Он очень удивился, увидев однажды, как дети из садика идут на прогулку: воспитательница оказалась совсем непохожей на ту, что он себе рисовал. Она была молода, моложе двадцати пяти, с длинными черными волосами, собранными в «хвост», и в облегающих джинсах. Как будто в стайку малышей затесалась девушка с вечернего бульвара. Но голос у нее был пронзительный, резкий, когда она одергивала свою команду. Он вызвал в нем уважение, этот голос, даже дрожь, и он невольно занял образцовую позицию: выпрямился на стуле и выпятил грудь, как это рекомендуется в медицинских пособиях, а сообразив, что сидит, закинув ногу на ногу, покорно их развел и поставил на пол, как будто она каждую минуту могла войти и проверить. Под конец он пришел к выводу, что воспитательница ему небезразлична; он видел ее перед собой — ее узкие бедра в голубых джинсах, сидящих как влитые, торчащие грудки под желтой маечкой и длинные черные волосы. Когда детский гомон возвещал выход группы на прогулку, он всегда подходил к окну и, стоя за занавеской, смотрел на процессию. Ждал, когда воспитательница глянет в сторону его окна, чтобы, оставаясь невидимым, кивнуть ей. Вера тоже была воспитательницей, но Вера никогда не носила джинсов и никогда не пела ему песенок о зайчике-ушастике. Он готов был побиться об заклад, что воспитательница из детского садика не носит бюстгальтера; ему часто снилось, что она стоит перед ним, подняв руки, а он снимает с нее майку, из которой ему в ладони падают два упругих мячика, и только он, больше никто, может ими играть. Он был жонглером, потом фокусником, плясал на проволоке и качался на воздушной трапеции, но в ту минуту, когда музыка стихла и послышалась дробь барабанов, возвещающая гвоздь программы, он почувствовал нацеленное на себя дуло ружья и очнулся. Охотник не знал жалости, не знал пощады, слепо выполнял свою роль. «Пиф-паф из кустов».

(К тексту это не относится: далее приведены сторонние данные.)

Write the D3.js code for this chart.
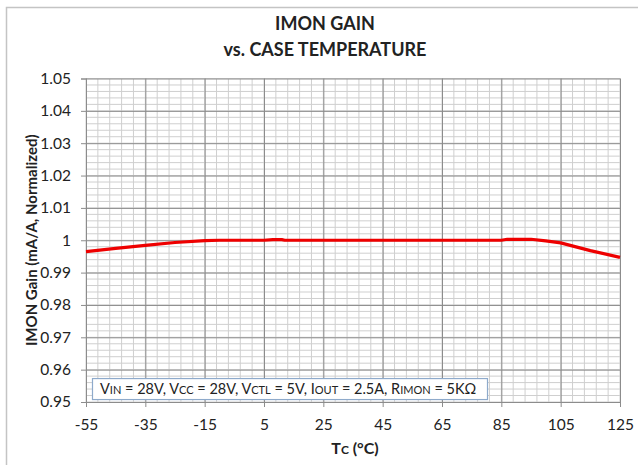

В детском садике уже светились окна, там начинали в шесть, институт же лежал в сумраке, лишь кое-где горел огонь. Когда он поступил сюда работать, институту принадлежал только первый этаж старого жилого дома. Но, оглядевшись в должности директора, он стал развивать теорию об «оптимализации рабочей среды», и ему удалось убедить Национальный комитет, чтобы второй этаж тоже был передан институту. Таким образом, институту стала принадлежать ровно половина старого дома, и Томаш не забывал при каждом удобном случае напомнить, что, не будь его знакомств, они бы по сей день торчали по пять человек в одной комнате. Сам он остался в своем прежнем кабинете на первом этаже — не только потому, что привык к нему, но и потому, что из его окна хорошо просматривался тротуар около детского садика.

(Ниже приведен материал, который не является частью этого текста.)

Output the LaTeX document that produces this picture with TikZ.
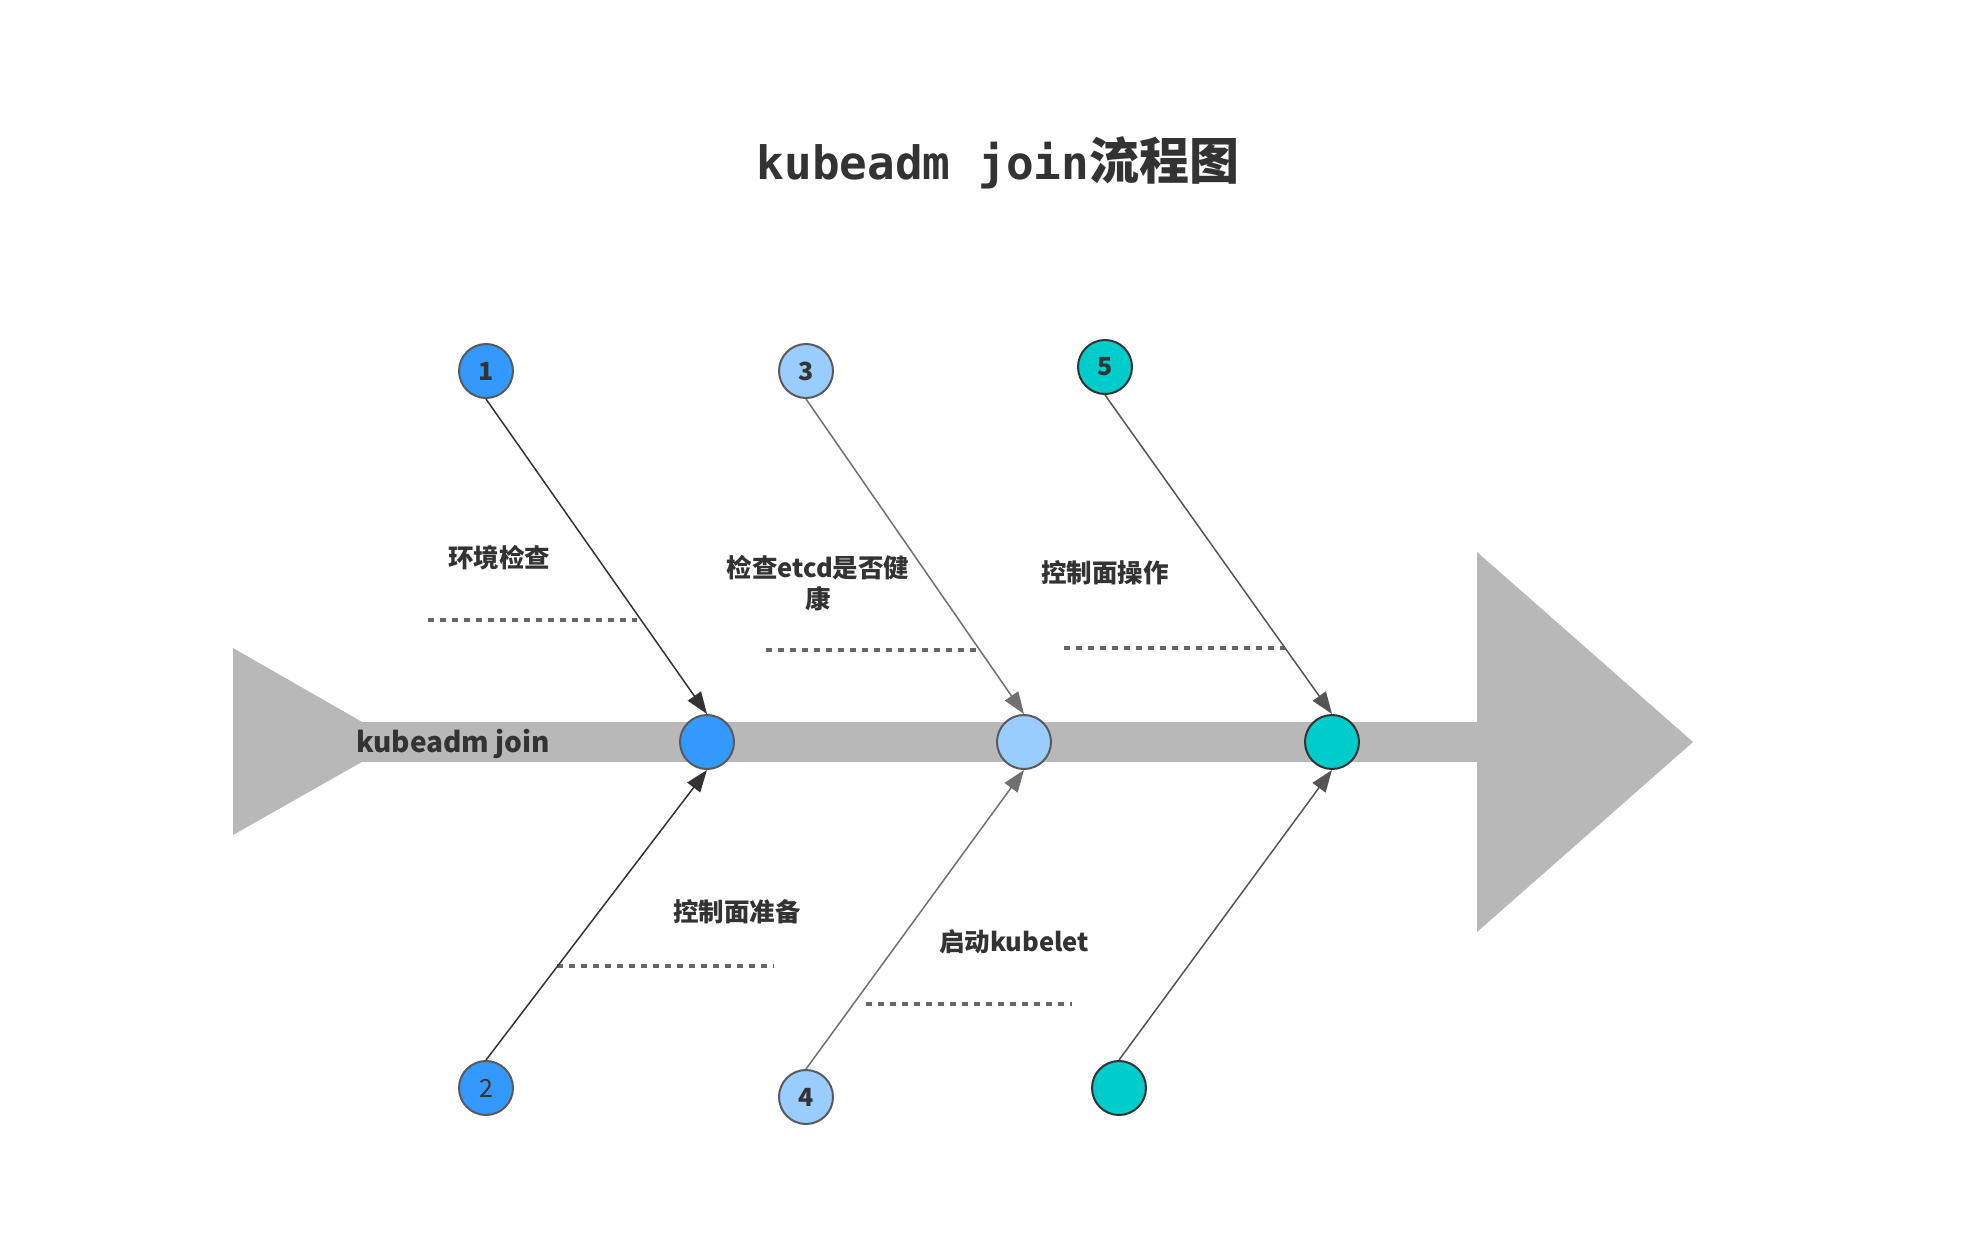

Войдя в кабинет, он нашел в вазе на столе свежий букет. Он ожидал этой увертюры, она повторялась каждый год в день его рождения, и молча сосчитал количество гвоздик. Их было десять. Две за каждые десять лет. Или одна за пять. Что такое год в человеческой жизни, если он стоит одну пятую гвоздики? Годы бегут, прибывают, и вдруг оказывается, что ты все еще где-то в начале, что ты не прошел и пятой части пути, хотя положено тебе быть уже во второй половине.